We had a lovely sunny day and had a wonderful walk in the woods after church. My husband and children made a wonderful supper, with all the works. Ah. Bliss. And no, I didn't not do anything today. I couldn't stand to waste this beautiful sunshine so did several loads of laundry. And a good thing too ... the clouds are rolling in.

Wednesday, May 6, 2009


Some outstanding books I've read over the past few months:

What To Do About Alice? by Barbara Kerley, illustrated by Edwin Fotheringham.

The subtitle is: How Alice Roosevelt Broke The Rules, Charmed The World, And Drove Her Father Teddy Crazy!

This is a gem of a picture book. The author captures Alice's vivaciousness with the most delicious words that are fun to read out loud. The illustrator brings Alice to life on the page.

If I recall correctly, Barbara took an honor prize for an article in Highlights the year I judged the Magazine Merit Awards. I love watching authors grow! Well done, Barbara.

The Burn Journals by Brent Runyon: An amazing memoir. Brent set himself on fire at the age of fourteen. He was depressed and suicidal, but nobody knew it. The Burn Journals are an honest portrayal of his recovery back to life.

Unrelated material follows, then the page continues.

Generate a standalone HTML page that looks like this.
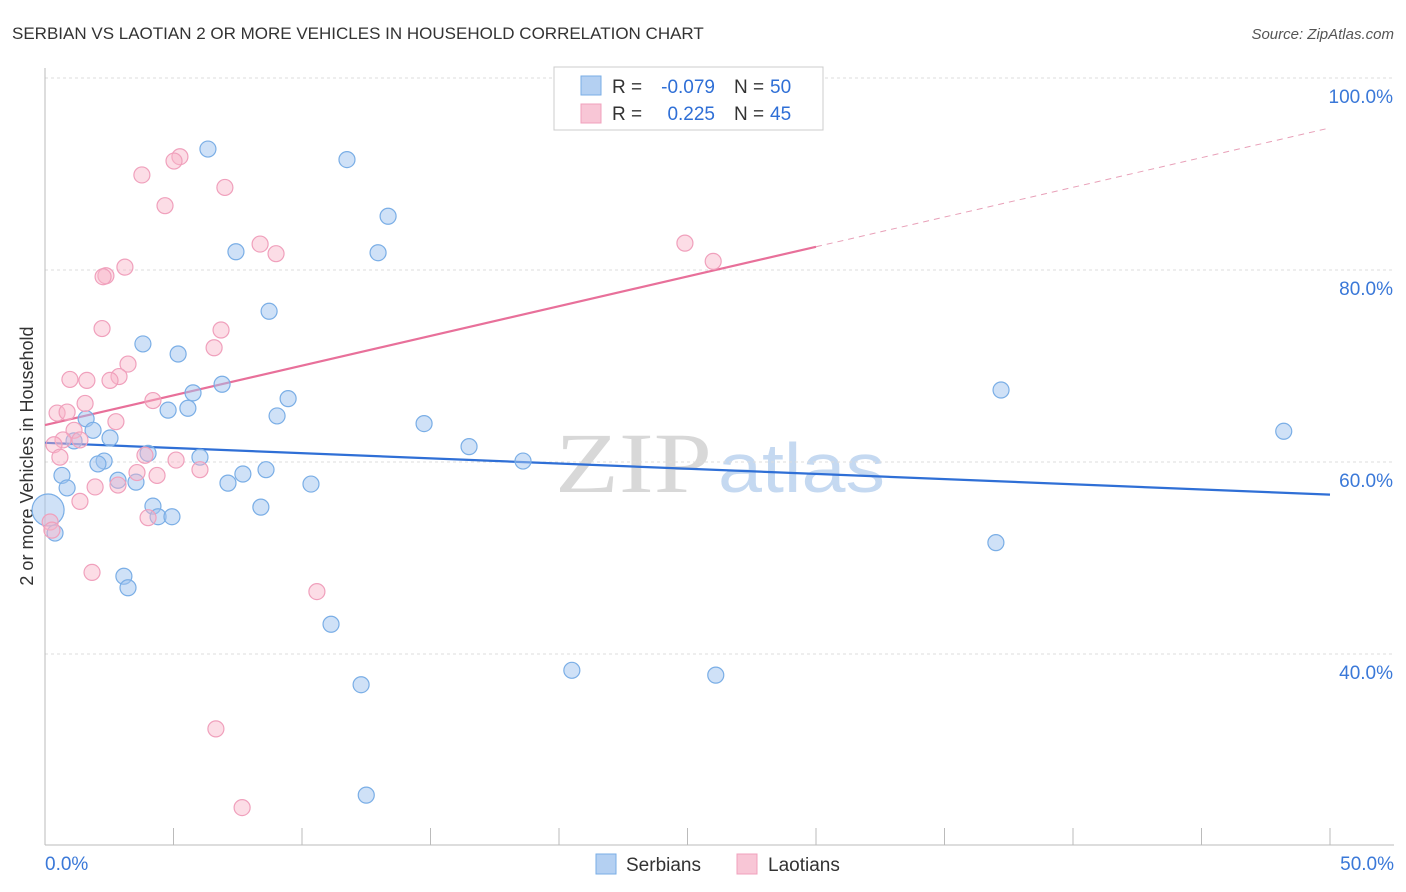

Algernon, Charlie and I: A Writer's Journey by Daniel Keyes: I always enjoy the stories behind the story and Keyes chronicles his journey beautifully. The short story, Flowers for Algernon, made me cry at the end. Again. This is a must read. I prefer the short story to the novel. In the novel, you stay in Charlie's world more, learn about his past, and more of his life when he's intelligent, but the short story has a greater punch. I haven't seen the movie, but I'm compelled to rent it.

Some others that I also enjoyed:

The Creative Habit: Learn It and Use It for Life by Twyla Tharp -- the title says it all. Get into the habit.

Teresa of Avila: The Book of My Life (translation by Mirabai Starr) -- an account of a saint-in-progress.

Happy Reading.

Saturday, May 2, 2009

May Days

May brings flowers,


and goofballs.

Wishing you lots of laughter, sunshine and happy May days.